As a whole, the continent’s oil producers have pushed for cooperation at the OPEC+ meeting, urging for a stabilized oil market and reduction in production.
In a joint statement, the Africa Petroleum Producers Organization called for OPEC and non-OPEC members to cooperate in stabilizing the oil market.
“We reiterate our support to OPEC and non-OPEC member countries as well other global oil producers in their concerted efforts at ensuring long term stability of the global oil market.
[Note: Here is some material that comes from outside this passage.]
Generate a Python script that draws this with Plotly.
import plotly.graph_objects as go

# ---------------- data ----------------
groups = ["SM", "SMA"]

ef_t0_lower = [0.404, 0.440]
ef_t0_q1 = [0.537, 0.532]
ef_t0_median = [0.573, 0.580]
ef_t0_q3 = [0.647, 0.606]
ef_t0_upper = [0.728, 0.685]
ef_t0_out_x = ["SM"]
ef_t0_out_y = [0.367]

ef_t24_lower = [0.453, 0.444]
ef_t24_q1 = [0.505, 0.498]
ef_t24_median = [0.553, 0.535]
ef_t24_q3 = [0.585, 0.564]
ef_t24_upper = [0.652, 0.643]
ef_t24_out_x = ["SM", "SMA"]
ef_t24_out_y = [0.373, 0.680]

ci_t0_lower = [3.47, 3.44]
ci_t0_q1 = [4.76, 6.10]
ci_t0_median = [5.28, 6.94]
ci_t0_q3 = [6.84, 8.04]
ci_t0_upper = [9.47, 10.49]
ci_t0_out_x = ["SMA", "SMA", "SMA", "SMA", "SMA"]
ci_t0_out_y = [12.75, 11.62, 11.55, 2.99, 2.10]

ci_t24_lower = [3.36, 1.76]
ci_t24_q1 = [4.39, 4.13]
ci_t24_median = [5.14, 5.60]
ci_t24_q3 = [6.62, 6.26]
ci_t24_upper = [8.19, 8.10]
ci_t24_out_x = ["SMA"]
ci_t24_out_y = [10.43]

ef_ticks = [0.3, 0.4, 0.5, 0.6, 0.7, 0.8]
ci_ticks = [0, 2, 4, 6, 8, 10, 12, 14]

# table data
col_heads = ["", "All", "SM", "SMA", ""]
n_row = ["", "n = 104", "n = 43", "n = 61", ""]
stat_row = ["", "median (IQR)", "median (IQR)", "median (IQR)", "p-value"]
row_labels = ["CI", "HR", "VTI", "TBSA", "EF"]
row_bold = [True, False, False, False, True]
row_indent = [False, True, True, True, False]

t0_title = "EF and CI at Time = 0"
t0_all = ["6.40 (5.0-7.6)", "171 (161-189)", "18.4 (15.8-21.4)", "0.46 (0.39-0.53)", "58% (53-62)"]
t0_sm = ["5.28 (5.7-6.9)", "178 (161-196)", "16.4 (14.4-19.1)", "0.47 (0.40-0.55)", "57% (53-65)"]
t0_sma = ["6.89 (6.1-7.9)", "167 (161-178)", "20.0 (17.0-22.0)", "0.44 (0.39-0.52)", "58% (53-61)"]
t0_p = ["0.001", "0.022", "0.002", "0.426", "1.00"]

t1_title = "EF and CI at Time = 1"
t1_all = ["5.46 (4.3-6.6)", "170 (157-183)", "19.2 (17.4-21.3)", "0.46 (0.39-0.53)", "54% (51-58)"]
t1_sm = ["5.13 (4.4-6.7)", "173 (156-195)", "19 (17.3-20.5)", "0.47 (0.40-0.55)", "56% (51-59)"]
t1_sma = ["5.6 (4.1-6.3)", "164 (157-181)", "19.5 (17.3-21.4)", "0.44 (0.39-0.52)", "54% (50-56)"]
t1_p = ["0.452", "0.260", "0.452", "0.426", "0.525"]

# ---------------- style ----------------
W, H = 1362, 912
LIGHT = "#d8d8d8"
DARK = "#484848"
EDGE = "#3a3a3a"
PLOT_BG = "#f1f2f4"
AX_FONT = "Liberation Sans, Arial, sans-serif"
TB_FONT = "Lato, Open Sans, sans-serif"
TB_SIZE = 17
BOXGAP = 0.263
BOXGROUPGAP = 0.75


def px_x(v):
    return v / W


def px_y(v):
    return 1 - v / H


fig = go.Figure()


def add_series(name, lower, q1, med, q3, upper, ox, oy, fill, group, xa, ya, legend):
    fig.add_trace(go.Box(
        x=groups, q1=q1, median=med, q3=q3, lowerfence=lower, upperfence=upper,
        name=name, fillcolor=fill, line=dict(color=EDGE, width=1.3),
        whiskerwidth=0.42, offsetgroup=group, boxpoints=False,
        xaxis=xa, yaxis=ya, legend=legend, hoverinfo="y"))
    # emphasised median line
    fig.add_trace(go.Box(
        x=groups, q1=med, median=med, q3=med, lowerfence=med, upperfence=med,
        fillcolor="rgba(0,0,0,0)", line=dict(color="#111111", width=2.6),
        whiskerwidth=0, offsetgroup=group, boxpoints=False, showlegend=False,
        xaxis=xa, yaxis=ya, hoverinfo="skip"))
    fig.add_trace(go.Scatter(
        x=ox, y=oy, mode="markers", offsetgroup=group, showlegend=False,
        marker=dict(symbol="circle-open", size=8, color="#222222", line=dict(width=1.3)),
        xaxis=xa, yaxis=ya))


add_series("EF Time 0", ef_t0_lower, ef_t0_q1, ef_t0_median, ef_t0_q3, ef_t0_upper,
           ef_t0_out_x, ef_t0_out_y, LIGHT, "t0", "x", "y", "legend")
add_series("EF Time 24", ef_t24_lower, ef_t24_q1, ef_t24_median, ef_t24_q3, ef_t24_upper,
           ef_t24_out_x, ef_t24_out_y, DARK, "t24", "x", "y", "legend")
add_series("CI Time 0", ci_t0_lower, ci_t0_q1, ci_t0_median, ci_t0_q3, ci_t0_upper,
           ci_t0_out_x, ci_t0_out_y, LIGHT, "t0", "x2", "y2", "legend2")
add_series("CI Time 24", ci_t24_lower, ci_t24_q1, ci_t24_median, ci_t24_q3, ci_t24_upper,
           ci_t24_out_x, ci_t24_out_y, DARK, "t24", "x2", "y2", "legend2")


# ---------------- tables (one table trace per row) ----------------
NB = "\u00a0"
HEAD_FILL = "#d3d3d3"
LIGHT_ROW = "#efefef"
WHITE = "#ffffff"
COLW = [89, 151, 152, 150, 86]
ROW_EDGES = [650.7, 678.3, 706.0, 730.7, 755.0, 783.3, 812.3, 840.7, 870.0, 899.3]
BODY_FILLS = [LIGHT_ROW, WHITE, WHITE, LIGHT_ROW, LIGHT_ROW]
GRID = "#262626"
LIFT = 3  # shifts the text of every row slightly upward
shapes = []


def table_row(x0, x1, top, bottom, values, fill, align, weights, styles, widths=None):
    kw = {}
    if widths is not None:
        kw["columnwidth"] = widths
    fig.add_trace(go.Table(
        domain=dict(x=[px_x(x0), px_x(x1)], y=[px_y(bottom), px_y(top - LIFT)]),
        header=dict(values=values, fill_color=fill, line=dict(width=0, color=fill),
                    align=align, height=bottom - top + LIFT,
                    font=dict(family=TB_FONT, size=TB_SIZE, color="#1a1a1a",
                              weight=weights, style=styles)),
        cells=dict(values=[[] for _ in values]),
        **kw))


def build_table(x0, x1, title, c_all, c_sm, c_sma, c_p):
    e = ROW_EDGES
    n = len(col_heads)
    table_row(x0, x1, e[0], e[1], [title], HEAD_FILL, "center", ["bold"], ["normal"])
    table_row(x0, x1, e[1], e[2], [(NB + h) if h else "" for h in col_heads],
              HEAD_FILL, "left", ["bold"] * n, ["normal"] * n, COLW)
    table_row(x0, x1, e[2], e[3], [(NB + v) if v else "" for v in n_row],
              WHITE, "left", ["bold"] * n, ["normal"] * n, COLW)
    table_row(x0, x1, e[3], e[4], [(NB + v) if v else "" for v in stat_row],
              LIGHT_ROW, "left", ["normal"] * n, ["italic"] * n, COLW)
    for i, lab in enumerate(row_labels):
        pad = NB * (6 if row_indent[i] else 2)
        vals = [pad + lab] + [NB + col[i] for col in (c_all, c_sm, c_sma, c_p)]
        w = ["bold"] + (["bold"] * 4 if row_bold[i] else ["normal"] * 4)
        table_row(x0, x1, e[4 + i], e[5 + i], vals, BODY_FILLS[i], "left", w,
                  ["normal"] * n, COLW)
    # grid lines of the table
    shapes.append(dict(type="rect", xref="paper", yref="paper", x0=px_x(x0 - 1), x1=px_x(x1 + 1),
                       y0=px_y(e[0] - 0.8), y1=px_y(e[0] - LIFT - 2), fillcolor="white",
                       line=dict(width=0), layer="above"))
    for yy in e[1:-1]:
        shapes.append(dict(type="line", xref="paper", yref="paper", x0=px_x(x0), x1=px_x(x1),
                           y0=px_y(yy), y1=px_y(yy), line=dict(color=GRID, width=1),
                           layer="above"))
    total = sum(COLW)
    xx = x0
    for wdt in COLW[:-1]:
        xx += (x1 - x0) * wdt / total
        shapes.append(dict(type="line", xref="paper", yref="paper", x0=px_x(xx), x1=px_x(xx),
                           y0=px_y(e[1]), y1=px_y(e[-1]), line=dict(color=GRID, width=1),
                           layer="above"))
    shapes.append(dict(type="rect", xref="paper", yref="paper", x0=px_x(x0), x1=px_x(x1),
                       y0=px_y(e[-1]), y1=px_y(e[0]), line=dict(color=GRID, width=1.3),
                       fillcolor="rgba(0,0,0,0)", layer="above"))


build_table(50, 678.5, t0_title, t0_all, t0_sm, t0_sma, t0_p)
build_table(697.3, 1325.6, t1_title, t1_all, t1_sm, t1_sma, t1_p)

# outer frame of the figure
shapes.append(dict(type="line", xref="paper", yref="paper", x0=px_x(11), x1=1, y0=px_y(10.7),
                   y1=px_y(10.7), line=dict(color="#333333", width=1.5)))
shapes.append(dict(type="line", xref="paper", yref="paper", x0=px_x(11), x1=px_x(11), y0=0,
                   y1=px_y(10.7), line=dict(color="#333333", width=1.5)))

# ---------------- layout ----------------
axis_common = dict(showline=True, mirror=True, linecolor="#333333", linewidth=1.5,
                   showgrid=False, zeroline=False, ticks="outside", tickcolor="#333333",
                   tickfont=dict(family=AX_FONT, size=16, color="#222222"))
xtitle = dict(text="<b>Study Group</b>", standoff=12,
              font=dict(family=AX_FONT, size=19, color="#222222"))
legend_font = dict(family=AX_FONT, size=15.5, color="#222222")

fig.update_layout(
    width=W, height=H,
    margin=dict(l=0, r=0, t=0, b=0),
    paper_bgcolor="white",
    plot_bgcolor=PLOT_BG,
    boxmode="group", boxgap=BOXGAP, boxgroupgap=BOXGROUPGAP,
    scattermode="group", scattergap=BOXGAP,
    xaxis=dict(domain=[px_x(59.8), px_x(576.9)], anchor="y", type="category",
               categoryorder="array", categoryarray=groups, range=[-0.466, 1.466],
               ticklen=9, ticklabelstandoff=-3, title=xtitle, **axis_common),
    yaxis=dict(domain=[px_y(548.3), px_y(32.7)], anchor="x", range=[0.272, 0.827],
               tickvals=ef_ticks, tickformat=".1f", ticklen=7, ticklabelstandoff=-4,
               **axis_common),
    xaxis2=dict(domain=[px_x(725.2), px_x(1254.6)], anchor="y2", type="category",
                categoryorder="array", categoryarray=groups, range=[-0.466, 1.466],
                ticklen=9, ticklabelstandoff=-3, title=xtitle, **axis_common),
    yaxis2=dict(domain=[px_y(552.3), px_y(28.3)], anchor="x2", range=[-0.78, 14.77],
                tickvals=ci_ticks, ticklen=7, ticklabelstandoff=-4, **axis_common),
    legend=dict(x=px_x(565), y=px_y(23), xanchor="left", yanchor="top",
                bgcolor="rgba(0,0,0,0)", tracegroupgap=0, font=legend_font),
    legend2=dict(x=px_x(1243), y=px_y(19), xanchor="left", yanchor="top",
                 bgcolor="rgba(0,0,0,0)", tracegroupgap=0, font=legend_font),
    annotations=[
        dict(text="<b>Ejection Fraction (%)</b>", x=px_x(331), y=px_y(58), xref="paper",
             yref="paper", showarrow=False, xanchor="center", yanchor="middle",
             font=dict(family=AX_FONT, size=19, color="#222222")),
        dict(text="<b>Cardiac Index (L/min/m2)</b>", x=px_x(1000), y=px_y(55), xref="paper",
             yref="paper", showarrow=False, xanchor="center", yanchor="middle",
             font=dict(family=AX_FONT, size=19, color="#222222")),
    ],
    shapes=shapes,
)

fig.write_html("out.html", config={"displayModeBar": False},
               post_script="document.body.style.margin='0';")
Furthermore, we urge the G20 countries to offer assistance to Africa as we struggle to ward off this pandemic and price stabilization process in the oil markets,” said Foumakoye Gado, President of the Council of Ministers of APPO and the Minister of Petroleum of Niger.
Timipre Marlin Sylva, the Minister of State for Petroleum Resources of Nigeria, also urged for cooperation heading into Thursday’s meeting.
“The driving force of our OPEC policy is first the stability of our national economy as well as the stability of the global economy which is heavily dependent on OPEC and its strategic partners, popularly referred to as OPEC+. Nigeria, like the rest of the world, has been hit by the Global Pandemic, COVID-19, and is prepared to join the rest of the world in making the necessary sacrifices needed to stabilize the crude oil market; and to prevent what is likely to be a major global economic meltdown,” said Sylva.
NJ Ayuk, Executive Chairman of the African Energy Chamber, supported the deal and advocates for further cuts.
“The OPEC deal is a good one. We can work with it for now. African countries will not recover from COVID-19 and the associated economic difficulties without a strong energy sector.”
He noted that the oil industry helped the continent pull itself out of the last economic recession of 2008.
African businesses and workers will be happy to see the end to the price war and to maintain an industry that meets their hopes and aspirations.
” A global cut would be better and everyone needs to put some skin in the game, especially our friends from the US, Canada and Norway.”
South Sudan, a member of the OPEC+ cooperation, backed the production cuts.
“South Sudan believes that market volatility is negative for every player in the market and hurts our ability to attract new foreign investment, diversify our economy and promote peace,” stated minister of petroleum, Puot Kang.
“South Sudan is focused on boosting exploration and opening up new oil and gas fields, and the current scenario hampers our growth targets significantly.”
The International Monetary Fund is already working closely with African countries to stave off recessions and an economic collapse.
Governments throughout the continent are calling for debt relief as the global economic crisis deepens.
The World Bank and the IMF have both expressed support for debt relief as less developed economies navigate the COVID-19 fallout.